Outside of a MAP statement to map memory to disk, an ISAM sub system (leveraging the maps), and optional line numbers, the BASIC I used was not dramatically different. No dynamic memory, nothing but scalar arrays, simple IF THEN ELSE, FOR-NEXT loops, GOTO and GOSUB.

Want to sort data quickly? You write an ITERATIVE QSort (you can actually do limited recursion in BASIC). For small sets, bubble sort to the rescue.

Want multiple fields for a “record”? and a “list”? DIM REC_NO(100):DIM REC_NAME$(100): DIM REC_ADDRESS$(100).

Want to sort by NO, NAME, or ADDRESS? You put selectors in the core comparator of that hand crafted QSort that you wrote (vs writing it 3 times).

Linked lists, binary trees, yada yada yada.
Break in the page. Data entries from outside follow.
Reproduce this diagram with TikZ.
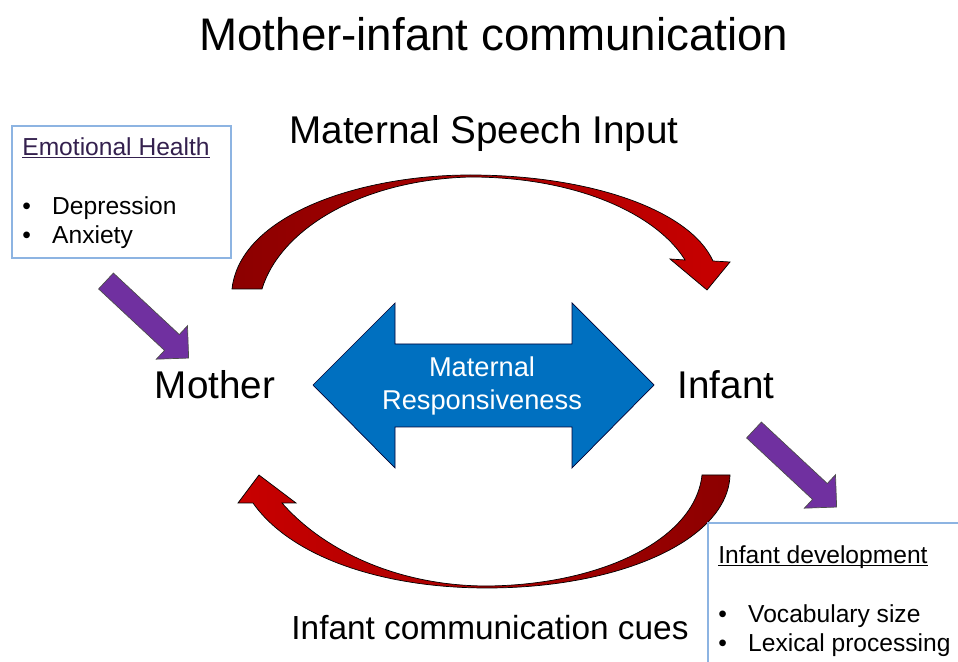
\documentclass[tikz,border=0pt]{standalone}
\usepackage{fontspec}
\setmainfont{Liberation Sans}
\usetikzlibrary{shapes.arrows}

\definecolor{arrowdark}{RGB}{140,0,0}
\definecolor{arrowred}{RGB}{200,0,0}
\definecolor{respblue}{RGB}{0,112,192}
\definecolor{arrowpurple}{RGB}{112,48,160}
\definecolor{boxblue}{RGB}{141,180,226}
\definecolor{emotitle}{RGB}{52,32,78}

\newcommand{\boxtitle}[1]{\underline{\raisebox{0pt}[\height][0pt]{#1}}}
\newcommand{\bulletitem}{\makebox[17pt][l]{\textbullet}}

\begin{document}
\begin{tikzpicture}[x=0.02cm,y=-0.02cm,
  biglabel/.style={anchor=base,inner sep=0pt,font=\fontsize{22}{26}\selectfont},
  infobox/.style={draw=boxblue,line width=0.8pt,anchor=north west,inner sep=0pt,outer sep=0pt},
  infotext/.style={anchor=north west,inner sep=0pt,align=left,font=\fontsize{14}{16.5}\selectfont},
  purplearrow/.style={single arrow,draw=black!70,line width=0.4pt,fill=arrowpurple,
    rotate=-43,anchor=tail,outer sep=0pt,inner sep=0.21cm,minimum height=2.26cm,
    single arrow head extend=0.24cm},
  curvearrow/.style={draw=black,line width=0.4pt}]
  \clip (0,0) rectangle (958,662);

  \node[anchor=base,inner sep=0pt,font=\fontsize{26}{30}\selectfont] (title) at (494,51) {Mother-infant communication};

  % curved arrows
  \draw[curvearrow,left color=arrowdark,right color=arrowred]
    (232,289) .. controls (240,215) and (360,175) .. (470,175)
    .. controls (590,175) and (690,210) .. (713,261)
    -- (730,262) -- (707,290) -- (670,259) -- (685,260)
    .. controls (658,216) and (580,177) .. (470,177)
    .. controls (360,180) and (280,230) .. (262,289) -- cycle;
  \draw[curvearrow,left color=arrowred,right color=arrowdark]
    (730,475) .. controls (728,540) and (620,588) .. (487,588)
    .. controls (380,588) and (290,556) .. (253,503)
    -- (238,503) -- (259,475) -- (296,503) -- (282,503)
    .. controls (325,552) and (400,586) .. (487,586)
    .. controls (600,585) and (695,540) .. (702,475) -- cycle;

  \node[biglabel] (speech) at (484,144) {Maternal Speech Input};
  \node[biglabel,font=\fontsize{19}{23}\selectfont] (cues) at (490,640) {Infant communication cues};
  \node[biglabel] (mother) at (215,399) {Mother};
  \node[biglabel] (infant) at (726,399) {Infant};

  % responsiveness
  \draw[fill=respblue,draw=black!80!blue,line width=0.4pt]
    (313,385) -- (395,303) -- (395,344) -- (572,344) -- (572,303) -- (654,385)
    -- (572,468) -- (572,427) -- (395,427) -- (395,468) -- cycle;
  \node[align=center,text=white,inner sep=0pt,font=\fontsize{15.5}{18.7}\selectfont] (resp) at (482,386) {Maternal\\Responsiveness};

  % boxes
  \node[infobox,minimum width=4.38cm,minimum height=2.64cm] (emobox) at (12,126) {};
  \node[infotext] (emotext) at (22,137) {\textcolor{emotitle}{\boxtitle{Emotional Health}}\\[17pt]
    \bulletitem Depression\\\bulletitem Anxiety};
  \node[infobox,minimum width=6cm,minimum height=3.6cm] (devbox) at (708,523) {};
  \node[infotext] (devtext) at (718,545) {\boxtitle{Infant development}\\[17pt]
    \bulletitem Vocabulary size\\\bulletitem Lexical processing};

  \node[purplearrow] (emoarrow) at (106,281) {};
  \node[purplearrow] (devarrow) at (754,430) {};

\end{tikzpicture}
\end{document}
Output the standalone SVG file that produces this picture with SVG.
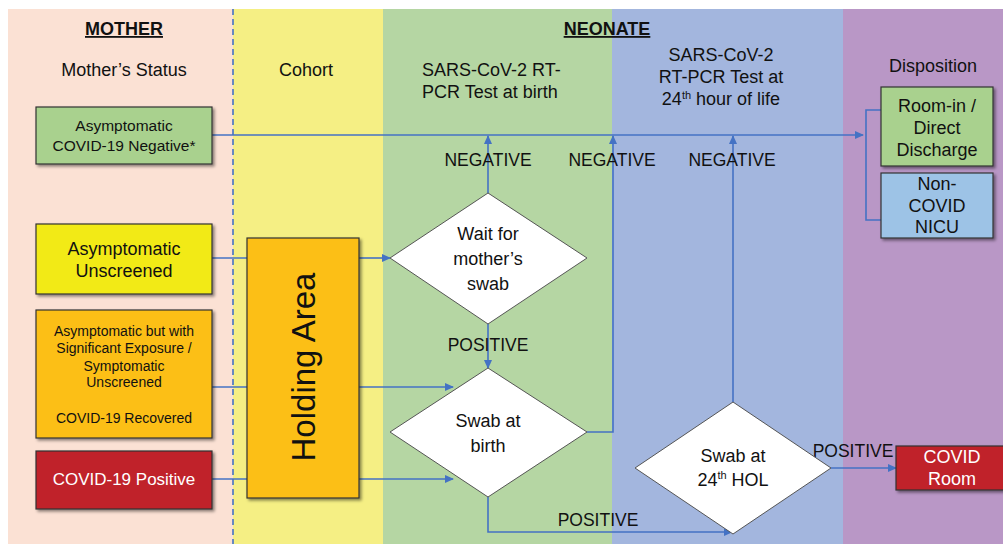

You can do all of that in “extremely cut down” BASIC. Later versions of MS-BASIC let you REDIM arrays, so now you have dynamic memory heaps.

Writing a performant (for assorted values of “performant”) MERGE SORT for disk based rows is straightforward.

And…that’s data processing. Storing records, filtering records, sorting records, printing them out.

Once you do it a couple times (entry screens, a few reports, sort some files), you build up momentum and things get done more quickly. Write one report, you’ve written them all. Abstraction is not BASICs strong point, but cut and paste and conventions go a long way.

No, it’s not elegant. It’s capable. And when it’s the hammer you have, you solve problems with it. There’s a difference between “can’t do that in BASIC” and “don’t want to”.